The Japan Aerospace Exploration Agency (JAXA) hopes a shift in the sunlight’s angle will hit the panels in a way that can restore its functions.
“It takes 30 days for the solar angle to change on the moon,” Hitoshi Kuninaka, the head of JAXA’s research centre, told reporters after the landing.
“So, when the solar direction changes, and the light shines from a different direction, the light could end up hitting the solar cell.”
Most moon landings – which had only been achieved by the United States, Russia, China and India – aim for a spot within an accuracy of several kilometres.
But SLIM tried to land within 100m of its target, which Mr Kuninaka said was “most certainly achieved”, according to trace data, though its specific location won’t be known for a month.

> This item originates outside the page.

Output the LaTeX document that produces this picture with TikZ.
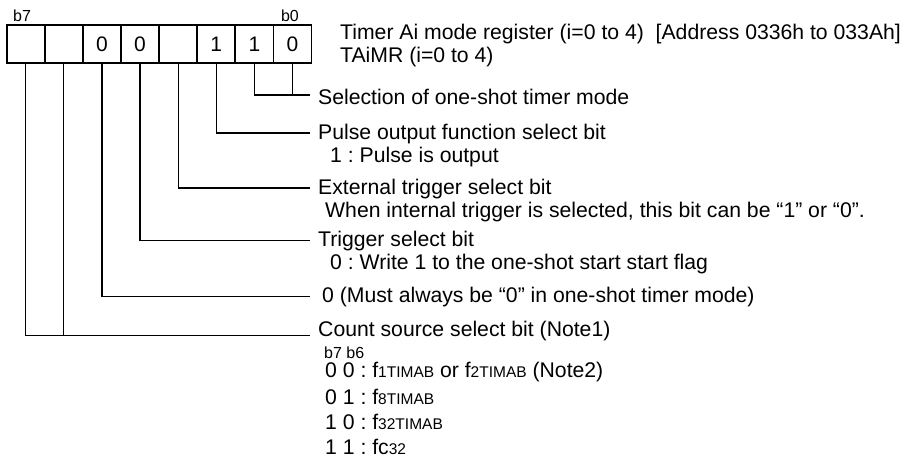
\documentclass[tikz,border=0pt]{standalone}
\usepackage{fontspec}
\setmainfont{Liberation Sans}
\usetikzlibrary{positioning}
\frenchspacing
\newcommand{\regsub}[1]{{\fontsize{15.5}{18}\selectfont #1}}
\tikzset{
  bitcell/.style={draw, line width=1.8pt, minimum width=38.1pt, minimum height=38pt, inner sep=0pt, font=\fontsize{21}{25}\selectfont},
  desc/.style={anchor=west, inner sep=0pt, font=\fontsize{21.2}{25}\selectfont},
  small/.style={anchor=west, inner sep=0pt, font=\fontsize{16}{18}\selectfont},
  lead/.style={line width=1.2pt}
}
\begin{document}
\begin{tikzpicture}[x=1pt,y=-1pt]
  \useasboundingbox (0,0) rectangle (905,466);
  % register cells b7 ... b0
  \foreach \b/\v in {7/,6/,5/0,4/0,3/,2/1,1/1,0/0}
    \node[bitcell] (c\b) at ({6.7+(7-\b)*38.1+19.05},44) {\v};
  \node[small, anchor=south west] (lb7) at (13,22) {b7};
  \node[small, anchor=south east] (lb0) at (299,22) {b0};
  % titles
  \node[desc] (title) at (340,34) {Timer Ai mode register (i=0 to 4)\ \ [Address 0336h to 033Ah]};
  \node[desc] (name) at (340,57) {TAiMR (i=0 to 4)};
  % descriptions
  \node[desc] (t0) at (318,97) {Selection of one-shot timer mode};
  \node[desc] (t2) at (318,134) {Pulse output function select bit};
  \node[desc] (t2a) at (330,157) {1 : Pulse is output};
  \node[desc] (t3) at (318,189) {External trigger select bit};
  \node[desc] (t3a) at (325,212) {When internal trigger is selected, this bit can be “1” or “0”.};
  \node[desc] (t4) at (318,241) {Trigger select bit};
  \node[desc] (t4a) at (330,264) {0 : Write 1 to the one-shot start start flag};
  \node[desc] (t5) at (322,297) {0 (Must always be “0” in one-shot timer mode)};
  \node[desc] (t6) at (318,331) {Count source select bit (Note1)};
  \node[small] (t6h) at (324,353) {b7 b6};
  \node[desc] (t6a) at (325,372) {0 0 : f\regsub{1TIMAB} or f\regsub{2TIMAB} (Note2)};
  \node[desc] (t6b) at (325,397) {0 1 : f\regsub{8TIMAB}};
  \node[desc] (t6c) at (325,422) {1 0 : f\regsub{32TIMAB}};
  \node[desc] (t6d) at (325,447) {1 1 : fc\regsub{32}};
  % leaders
  \coordinate (e0) at (310,95);
  \coordinate (e2) at (310,133);
  \coordinate (e3) at (310,188);
  \coordinate (e4) at (310,240.7);
  \coordinate (e5) at (310,296.7);
  \coordinate (e6) at (310,335.5);
  \draw[lead] (c1.south) |- (e0);
  \draw[lead] (c0.south) -- (c0.south |- e0);
  \draw[lead] (c2.south) |- (e2);
  \draw[lead] (c3.south) |- (e3);
  \draw[lead] (c4.south) |- (e4);
  \draw[lead] (c5.south) |- (e5);
  \draw[lead] (c7.south) |- (e6);
  \draw[lead] (c6.south) -- (c6.south |- e6);
\end{tikzpicture}
\end{document}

SLIM’s heater has been turned off as the team tries to conserve power and Mr Kuninaka said they want to keep the “status quo” for the moment while they wait for more accurate information.
Until we get another update from JAXA it’s impossible to know what might have gone wrong with the SLIM lander.
However, there was an indication in the news conference that power problems could be because the solar cells aren’t orientated correctly.
One potential cause of that is that SLIM landed the wrong way up.
One of the design choices was for the probe to touch down on two shock absorbing feet and then flop down like a domino onto its other feet.
A problem at the moment of landing, or with the slope of terrain on which it landed could have led to the lander toppling the wrong way leaving the solar cells pointing at the ground rather than the sky.
More data, and hopefully an image of the landing would tell the mission engineers more, but given their need to ration power it’s likely to be a week before we know more.
How did it land?
As the probe descended onto the surface, it was designed to recognise where it was flying by matching its camera’s images with existing satellite photos of the moon.
This “vision-based navigation” is what gives it the ability for a precise touchdown, JAXA has said.
Shock absorbers make contact with the lunar surface in a “two-step landing” method, with the rear parts touching the ground first, followed by the entire body gently collapsing forward and stabilising.
On landing, JAXA said SLIM deployed two mini-probes – a hopping vehicle as big as a microwave oven and a tennis ball-sized wheeled rover – that would have taken pictures of the spacecraft.
SLIM was launched in September and has taken a fuel-efficient four-month journey to the moon.